"WE MADE MISTAKES," fugitive Sharon Solarz (Susan Sarandon) says in The Company You Keep, remembering her time in the Weather Underground. "But," she adds, "we were right." As the film opens, Solarz has been arrested for a deadly bank robbery she committed decades ago with several other members of the Underground, and she's speaking to an eager young reporter, Ben Shepard (Shia LaBeouf, his stubble and horn-rim glasses letting us know he's taking himself very seriously indeed). Shepard, sensing a bigger story, is trying to track down those connected to Solarz, whether that's lawyer Jim Grant (Robert Redford), professor Jed Lewis (Richard Jenkins), or long-lost Underground member Mimi Lurie (Julie Christie, in a role that should've been Jane Fonda's). The cast of The Company You Keep is comically impressive—Nick Nolte, Chris Cooper, Stanley Tucci, Anna Kendrick, Terrence Howard, Brendan Gleeson, and hell, Sam Elliott all show up—but even more impressive is the film itself. It's Redford's best since 1994's Quiz Show; like that film, it's inspired by history, but more interested in the kind of people who make it.

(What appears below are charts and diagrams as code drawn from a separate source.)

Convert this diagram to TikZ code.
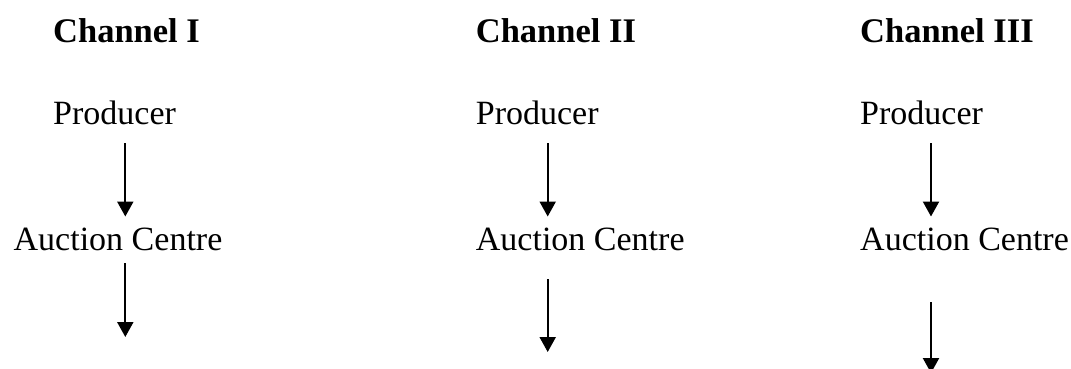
\documentclass[tikz,border=0pt]{standalone}
\usepackage{fontspec}
\setmainfont{Liberation Serif}
\usetikzlibrary{arrows.meta}
\begin{document}
\begin{tikzpicture}[x=1pt,y=-1pt,
  lbl/.style={anchor=base west,inner sep=0pt,font=\fontsize{34}{40}\selectfont},
  ttl/.style={lbl,font=\fontsize{34.5}{40}\selectfont\bfseries},
  arr/.style={line width=2.2pt,-{Triangle[length=15pt,width=16pt]}}]
\useasboundingbox (0,0) rectangle (1071,369);
% Channel I
\node[ttl] (t1) at (53,43) {Channel I};
\node[lbl] (p1) at (53,124) {Producer};
\node[lbl] (c1) at (13.5,250) {Auction Centre};
\coordinate (a1s) at (125.3,143); \coordinate (a1e) at (125.3,216.5);
\coordinate (b1s) at (125.3,263); \coordinate (b1e) at (125.3,337);
\draw[arr] (a1s) -- (a1e);
\draw[arr] (b1s) -- (b1e);
% Channel II
\node[ttl] (t2) at (475.7,43) {Channel II};
\node[lbl] (p2) at (475.7,124) {Producer};
\node[lbl] (c2) at (475.7,250) {Auction Centre};
\coordinate (a2s) at (547.7,143); \coordinate (a2e) at (547.7,216.5);
\coordinate (b2s) at (547.7,279); \coordinate (b2e) at (547.7,352);
\draw[arr] (a2s) -- (a2e);
\draw[arr] (b2s) -- (b2e);
% Channel III
\node[ttl] (t3) at (860,43) {Channel III};
\node[lbl] (p3) at (860,124) {Producer};
\node[lbl] (c3) at (860,250) {Auction Centre};
\coordinate (a3s) at (931,143); \coordinate (a3e) at (931,216.5);
\coordinate (b3s) at (931,302); \coordinate (b3e) at (931,373);
\draw[arr] (a3s) -- (a3e);
\draw[arr] (b3s) -- (b3e);
\end{tikzpicture}
\end{document}
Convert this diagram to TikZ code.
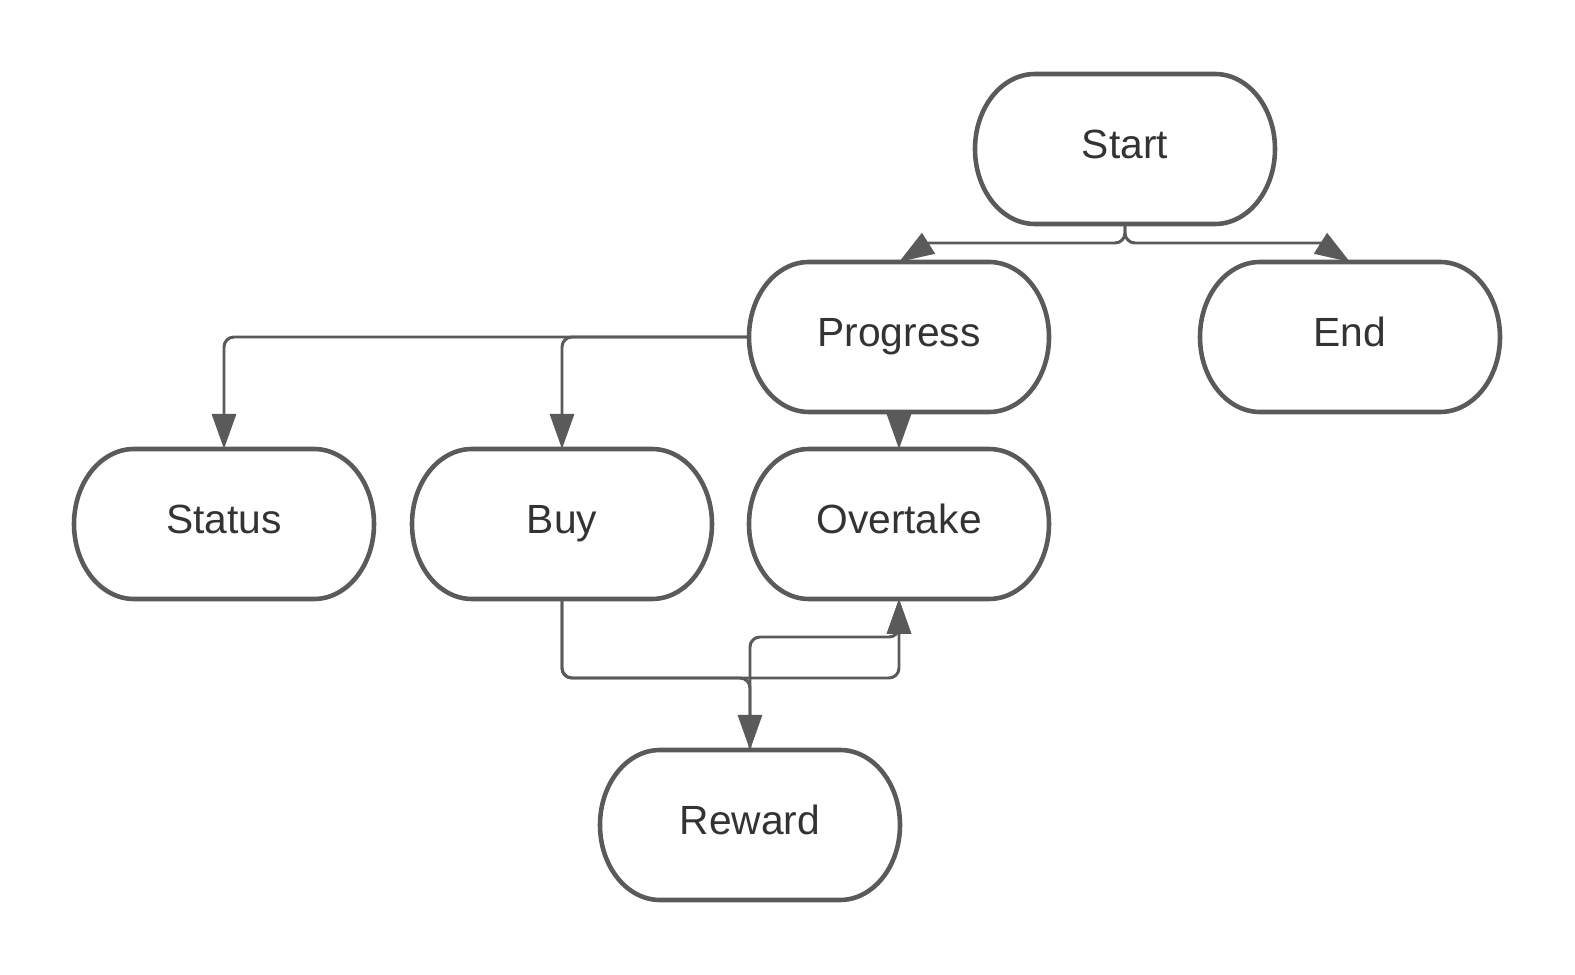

With a script by Lem Dobbs (The Limey, Haywire), based on Neil Gordon's novel, and a score by Cliff Martinez (Drive, Spring Breakers), it'd be surprising if The Company You Keep wasn't good—still, after a string of underwhelming films, it's a relief to see Redford's regained his confidence, passion, and clear-eyed skill. The story might be melodramatic (and, at least for all the lefty baby boomers in the audience, predictably back-patting), but The Company You Keep is still crackling and sharp, as full of conviction as its haunted characters. "Everything we said then is true now," Lurie angrily insists, and it's hard to argue with her. Watching this cast sprint from the FBI—frequently leaving them, and a too-slow Shepard, behind—elicits a couple of reactions. The first is that they should take it easy already, because they all look like they're about to break a hip. The second is that they'll never stop running.